Os albergues da Capital, que atendem moradores de rua, se tornaram um terreno fértil para o crime organizado. Integrantes do Primeiro Comando da Capital (PCC) estão começando a aliciar albergados para práticas criminosas. A facção, que atua nos presídios, tem usado ex-presidiários nessa missão. Isso porque egressos do sistema prisional, que não têm para onde ir, estão vivendo nesses locais que não são próprios para atendê-los.
Alguns dos ex-presos hospedados acabam se tornando o elo entre os criminosos e os moradores de rua. De acordo com os profissionais que atendem na rede, a combinação é perfeita para os bandidos: ex-presidiários que não conseguem se reinserir na sociedade e voltam para o crime e moradores de rua fragilizados.
A Secretaria Municipal de Assistência e Desenvolvimento Social (Smads) confirmou indícios da articulação criminosa nas entidades sociais e está trabalhando em medidas para resolver o problema. Uma delas é a licitação - em andamento - de um sistema de identificação digital para todos os alojados dos 36 albergues e abrigos que oferecem 10 mil vagas. A população de rua estimada é de 13 mil pessoas.
A principal área de atuação da facção tem sido nos albergues da região da Baixada do Glicério, no Centro da Capital, segundo os próprios egressos e moradores de rua. No mês passado, dois homens que se diziam do PCC ameaçaram funcionários da entidade São Francisco, que atende 300 pessoas para dormir e 100 para almoçar.
O gerente desse albergue, Francisco Xavier de Carvalho Neto, registrou um boletim de ocorrência no dia 11 de setembro. ’’Nós já havíamos chamado as polícias Civil e Militar e a GCM (Guarda Civil Metropolitana) em outras situações que o clima ficou tenso para que fizessem o patrulhamento. Mas decidi registrar a ocorrência para informar o Poder Público e ter o respaldo de um documento.’’
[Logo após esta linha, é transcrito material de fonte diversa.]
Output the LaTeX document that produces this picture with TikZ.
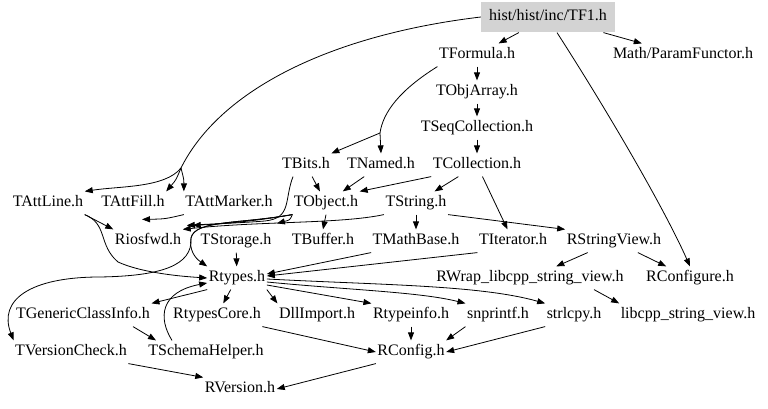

Carvalho Neto não sabe se os homens que fizeram as ameaças eram ou não do PCC ou apenas se passavam por militantes para intimidar as pessoas. ’’Estamos muito preocupados, tanto pelos funcionários como pelos moradores de rua que, por causa da vulnerabilidade social que se encontram, são alvos fáceis de serem aliciados.’’
A confusão na porta do abrigo São Francisco, segundo um egresso que estava por lá, foi ’’virar o albergue’’, ou seja, a mesma expressão usada no sistema penitenciário, ’’virar a cadeia’’, que significa uma rebelião.
A Baixada do Glicério é um dos principais redutos do PCC. O líder da facção, Marcos Willians Herbas Camacho, o Marcola, passou parte da infância nesse bairro assim como o fundador do comando, César Augusto Roriz da Silva, o Cezinha.
’’Sou batizado no PCC e soldado da facção, mas quero sair fora. Só que estou jurado de morte porque não fiz minha parte aqui fora, inclusive nos atentados do ano passado’’, revela um dos abrigados no local e ex-presidiário.
Perseguido, fugiu da cidade onde morava e trabalhava e veio para a Capital. ’’Não tinha para onde ir, então passei a viver nos albergues’’, contou esse homem de 30 anos, que cumpriu 12 anos de pena em redutos do PCC e que perdeu a conta de quantos roubos e mortes praticou e que nunca foram descobertos pela polícia.
Só que ele mesmo admite que os albergues se tornaram perigosos. ’’Agora já está arriscado porque os irmãos (membros do PCC) estão contando com ajuda dos ex-presidiários que estão nos albergues. Quem veio do sistema é presa fácil porque está perdido na vida.’’ Outra coisa que preocupa as entidades assistenciais é a ausência de segurança.
’’Se souberem que estou em um deles é só pular o muro e acabar comigo porque não tem segurança. A minha cabeça está valendo 11 quilos de cocaína.’’ O quilo da droga está em torno de R$ 6 mil. Segundo o ex-soldado da facção, todo tatuado, esses egressos que estão nos albergues são os chamados primos leais ou companheiros. ’’Não são soldados da facção e muito menos gente de poder, mas como vieram do sistema sabem como as coisas funcionam.’’
Em julho, em um outro albergue, um hóspedes ex-presidiário foi pego em flagrante arrombando um carro. Um policial à paisana tentou invadir o local para prendê-lo. De acordo com a direção do albergue, uma educadora achando que o policial era um bandido armado tentou impedir a entrada dele. O hóspede fugiu e a moça está respondendo por facilitação de fuga.